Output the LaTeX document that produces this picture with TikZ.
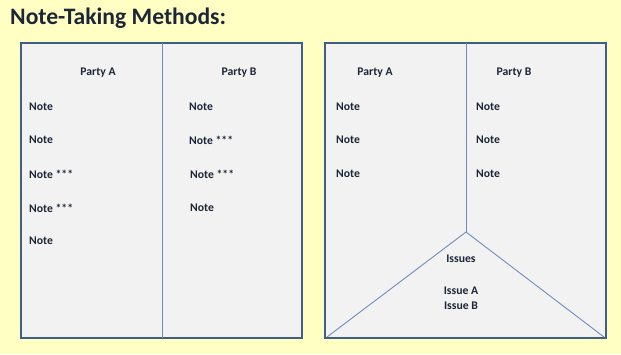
\documentclass[tikz,border=0pt]{standalone}
\usepackage{fontspec}
\setmainfont{Carlito}
\definecolor{bgyellow}{HTML}{FFFFC4}
\definecolor{boxfill}{HTML}{F2F2F2}
\definecolor{boxline}{HTML}{3F5E86}
\definecolor{divline}{HTML}{6C8EBF}
\definecolor{inktext}{HTML}{1C2636}
\tikzset{
  panel/.style={draw=boxline,line width=1.6pt,fill=boxfill},
  divider/.style={draw=divline,line width=0.9pt},
  label/.style={font=\bfseries\fontsize{11.7}{14}\selectfont,text=inktext,inner sep=0pt},
  note/.style={label,anchor=west}
}
\begin{document}
\begin{tikzpicture}[x=1pt,y=-1pt]
  \useasboundingbox[fill=bgyellow] (0,0) rectangle (621,354);
  \node[anchor=west,font=\bfseries\fontsize{23.6}{28}\selectfont,text=inktext,inner sep=0pt] (title) at (10,18) {Note-Taking Methods:};
  % left panel
  \draw[panel] (21,43) rectangle (302,338);
  \coordinate (ltop) at (162,43);
  \coordinate (lbot) at (162,338);
  \draw[divider] (ltop) -- (lbot);
  \node[label] (lpa) at (98,73) {Party A};
  \node[label] (lpb) at (239,73) {Party B};
  \node[note] (la1) at (29,107) {Note};
  \node[note] (la2) at (29,140) {Note};
  \node[note] (la3) at (29,174) {Note ***};
  \node[note] (la4) at (29,208) {Note ***};
  \node[note] (la5) at (29,241) {Note};
  \node[note] (lb1) at (189,107) {Note};
  \node[note] (lb2) at (189,140) {Note ***};
  \node[note] (lb3) at (190,174) {Note ***};
  \node[note] (lb4) at (190,208) {Note};
  % right panel
  \draw[panel] (325,43) rectangle (606,338);
  \coordinate (rtop) at (466,43);
  \coordinate (apex) at (466,232);
  \coordinate (rbl) at (327,337);
  \coordinate (rbr) at (604,337);
  \draw[divider] (rtop) -- (apex);
  \draw[divider] (rbl) -- (apex) -- (rbr);
  \node[label] (rpa) at (375,73) {Party A};
  \node[label] (rpb) at (514,73) {Party B};
  \node[note] (ra1) at (336,107) {Note};
  \node[note] (ra2) at (336,140) {Note};
  \node[note] (ra3) at (336,174) {Note};
  \node[note] (rb1) at (476,107) {Note};
  \node[note] (rb2) at (476,140) {Note};
  \node[note] (rb3) at (476,174) {Note};
  \node[label] (iss) at (461,259) {Issues};
  \node[label] (issa) at (461,291) {Issue A};
  \node[label] (issb) at (461,306) {Issue B};
\end{tikzpicture}
\end{document}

━━━

Repeat the data exactly, excluding the pictures.

▶ **REPLY**:
Output the LaTeX document that produces this picture with TikZ.
\documentclass[tikz,border=0pt]{standalone}
\usepackage{fontspec}
\setmainfont{Carlito}
\definecolor{bgyellow}{HTML}{FFFFC4}
\definecolor{boxfill}{HTML}{F2F2F2}
\definecolor{boxline}{HTML}{3F5E86}
\definecolor{divline}{HTML}{6C8EBF}
\definecolor{inktext}{HTML}{1C2636}
\tikzset{
  panel/.style={draw=boxline,line width=1.6pt,fill=boxfill},
  divider/.style={draw=divline,line width=0.9pt},
  label/.style={font=\bfseries\fontsize{11.7}{14}\selectfont,text=inktext,inner sep=0pt},
  note/.style={label,anchor=west}
}
\begin{document}
\begin{tikzpicture}[x=1pt,y=-1pt]
  \useasboundingbox[fill=bgyellow] (0,0) rectangle (621,354);
  \node[anchor=west,font=\bfseries\fontsize{23.6}{28}\selectfont,text=inktext,inner sep=0pt] (title) at (10,18) {Note-Taking Methods:};
  % left panel
  \draw[panel] (21,43) rectangle (302,338);
  \coordinate (ltop) at (162,43);
  \coordinate (lbot) at (162,338);
  \draw[divider] (ltop) -- (lbot);
  \node[label] (lpa) at (98,73) {Party A};
  \node[label] (lpb) at (239,73) {Party B};
  \node[note] (la1) at (29,107) {Note};
  \node[note] (la2) at (29,140) {Note};
  \node[note] (la3) at (29,174) {Note ***};
  \node[note] (la4) at (29,208) {Note ***};
  \node[note] (la5) at (29,241) {Note};
  \node[note] (lb1) at (189,107) {Note};
  \node[note] (lb2) at (189,140) {Note ***};
  \node[note] (lb3) at (190,174) {Note ***};
  \node[note] (lb4) at (190,208) {Note};
  % right panel
  \draw[panel] (325,43) rectangle (606,338);
  \coordinate (rtop) at (466,43);
  \coordinate (apex) at (466,232);
  \coordinate (rbl) at (327,337);
  \coordinate (rbr) at (604,337);
  \draw[divider] (rtop) -- (apex);
  \draw[divider] (rbl) -- (apex) -- (rbr);
  \node[label] (rpa) at (375,73) {Party A};
  \node[label] (rpb) at (514,73) {Party B};
  \node[note] (ra1) at (336,107) {Note};
  \node[note] (ra2) at (336,140) {Note};
  \node[note] (ra3) at (336,174) {Note};
  \node[note] (rb1) at (476,107) {Note};
  \node[note] (rb2) at (476,140) {Note};
  \node[note] (rb3) at (476,174) {Note};
  \node[label] (iss) at (461,259) {Issues};
  \node[label] (issa) at (461,291) {Issue A};
  \node[label] (issb) at (461,306) {Issue B};
\end{tikzpicture}
\end{document}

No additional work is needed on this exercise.